EDITOR'S NOTE: In a globalized economy, it’s difficult for any nation, or a coalition of nations, to wage economic warfare against another without sustaining economic casualties. Yet given Russia’s atrocities in Ukraine, heinous acts that seem to be mounting by the day, the EU has finally had it. Short of taking offensive action that would risk real casualties in a military engagement against a nuclear power (aka, WWIII), it has decided instead to fully cut off Russian oil and gas imports; energy imports the EU had relied upon for years and still needs. Nobody knows what this means for the EU. It was never factored into any crisis mitigation models simply because it was never considered an option. So will the outcome bring a mere compromise in the EU’s capacity to function or will it generate a full-blown crisis? Read on.
Pressure is mounting for the European Union to do the unthinkable — cut off imports of Russian oil and gas, which have been flowing to the West through all manner of crises for decades, Emily writes.
Why it matters: No one quite knows what happens economically if the EU is cut off from its supply.
Germany, which is deeply dependent on Russian energy, would likely take it the hardest.
The big picture: The EU said yesterday that it would ban imports of coal, and that's fueling chatter about the prospects of a total energy ban. Some countries are pushing for oil to be next, Bloomberg reported.

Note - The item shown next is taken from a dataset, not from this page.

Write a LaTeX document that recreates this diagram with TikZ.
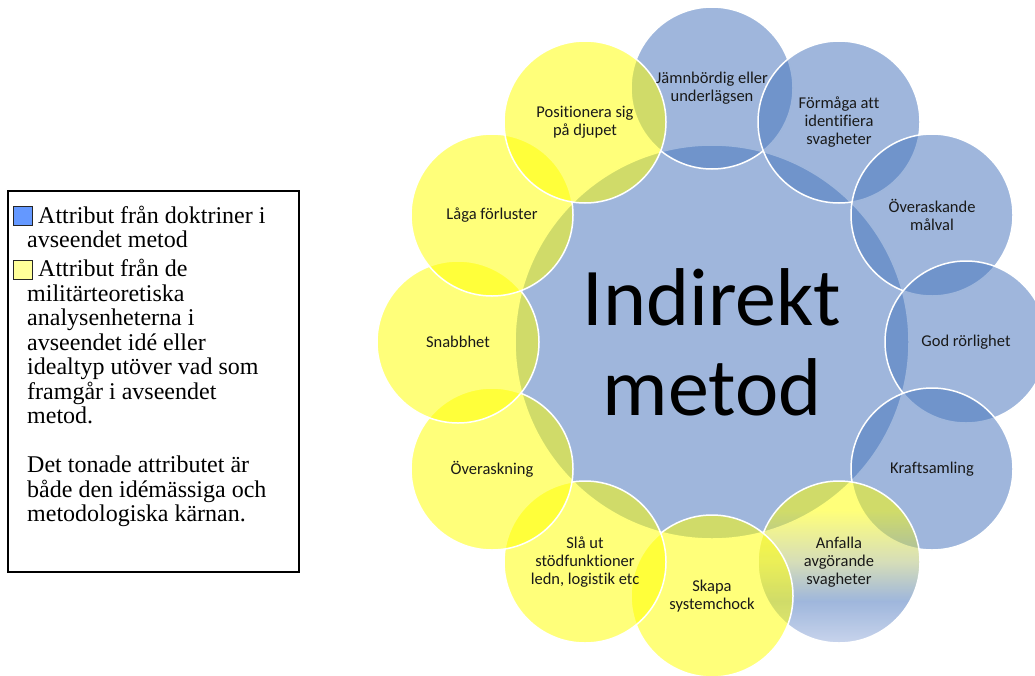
\documentclass[tikz,border=0pt]{standalone}
\usepackage{fontspec}
\setmainfont{Liberation Serif}
\newfontfamily\calib[Ligatures={NoCommon}]{Carlito}
\definecolor{ob}{RGB}{70,116,188}
\definecolor{yl}{RGB}{255,255,0}
\definecolor{lb}{RGB}{150,172,218}
\definecolor{mixc}{RGB}{175,190,120}
\definecolor{legblue}{RGB}{100,152,255}
\definecolor{legyel}{RGB}{255,255,153}
\definecolor{lbltxt}{RGB}{25,25,25}
\pgfdeclareverticalshading{anfshade}{100bp}{color(0bp)=(lb); color(25bp)=(lb); color(38bp)=(ob); color(50bp)=(mixc); color(66bp)=(yl); color(100bp)=(yl)}
\tikzset{
  bub/.style={circle, minimum size=162pt, inner sep=0pt, draw=white, line width=1.5pt,
    fill opacity=0.52},
  bbub/.style={bub, fill=ob},
  ybub/.style={bub, fill=yl},
  lbl/.style={align=center, inner sep=0pt, text=lbltxt, font=\calib\fontsize{16.5}{18}\selectfont},
  legtxt/.style={anchor=base west, inner sep=0pt, font=\fontsize{24}{24.5}\selectfont},
  legsq/.style={draw=black!85, line width=1pt, minimum size=19pt, inner sep=0pt, anchor=south west}
}
\begin{document}
\begin{tikzpicture}[x=1pt,y=-1pt]
\useasboundingbox (0,0) rectangle (1035,675);
% legend
\node[draw=black, line width=1.5pt, minimum width=291pt, minimum height=381pt, inner sep=0pt, anchor=north west] (legend) at (7,190) {};
\node[legsq, fill=legblue] (sqb) at (12.5,226) {};
\node[legtxt] (l1) at (38,223) {Attribut från doktriner i};
\node[legtxt] (l2) at (27,247.5) {avseendet metod};
\node[legsq, fill=legyel] (sqy) at (12.5,280) {};
\node[legtxt] (l3) at (38,276.5) {Attribut från de};
\node[legtxt] (l4) at (27,301) {militärteoretiska};
\node[legtxt] (l5) at (27,325.5) {analysenheterna i};
\node[legtxt] (l6) at (27,350) {avseendet idé eller};
\node[legtxt] (l7) at (27,374.5) {idealtyp utöver vad som};
\node[legtxt] (l8) at (27,399) {framgår i avseendet};
\node[legtxt] (l9) at (27,423.5) {metod.};
\node[legtxt] (l10) at (27,472.5) {Det tonade attributet är};
\node[legtxt] (l11) at (27,497) {både den idémässiga och};
\node[legtxt] (l12) at (27,521.5) {metodologiska kärnan.};
% centre
\node[bbub, minimum size=394pt] (center) at (712,342) {};
% ring
\node[bbub] (c1) at (712,88) {};
\node[bbub] (c2) at (839,122) {};
\node[bbub] (c3) at (932,215) {};
\node[bbub] (c4) at (966,342) {};
\node[bbub] (c5) at (932,469) {};
\node[bub, shading=anfshade] (c6) at (839,562) {};
\node[ybub] (c7) at (712,596) {};
\node[ybub] (c8) at (585,562) {};
\node[ybub] (c9) at (492,469) {};
\node[ybub] (c10) at (458,342) {};
\node[ybub] (c11) at (492,215) {};
\node[ybub] (c12) at (585,122) {};
% labels
\node[lbl, text=black, font=\calib\fontsize{82}{90}\selectfont] (tc) at (center) {Indirekt\\metod};
\node[lbl] (t1) at (c1) {Jämnbördig eller\\underlägsen};
\node[lbl] (t2) at (c2) {Förmåga att\\identifiera\\svagheter};
\node[lbl] (t3) at (c3) {Överaskande\\målval};
\node[lbl] (t4) at (c4) {God rörlighet};
\node[lbl] (t5) at (c5) {Kraftsamling};
\node[lbl] (t6) at (c6) {Anfalla\\avgörande\\svagheter};
\node[lbl] (t7) at (c7) {Skapa\\systemchock};
\node[lbl] (t8) at (c8) {Slå ut\\stödfunktioner\\ledn, logistik etc};
\node[lbl] (t9) at (c9) {Överaskning};
\node[lbl] (t10) at (c10) {Snabbhet};
\node[lbl] (t11) at (c11) {Låga förluster};
\node[lbl] (t12) at (c12) {Positionera sig\\på djupet};
\end{tikzpicture}
\end{document}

State of play: "Each day, roughly, we are paying €1 billion to import Russian energy, and that's, obviously, a source of income that's used to finance the war,” the EU's top diplomat, Josep Borrell, said earlier this week.
Flashback: Germany and the EU were warned for years that their reliance on Russian energy would be a liability, said Anna Mikulska, a nonresident fellow in Energy Studies at Rice University's Baker Institute for Public Policy.
What's next: Lithuania announced a total ban on Russian energy this week. Other countries may fall in line — eventually. The EU has said it will ween itself off Russian gas "well before 2030."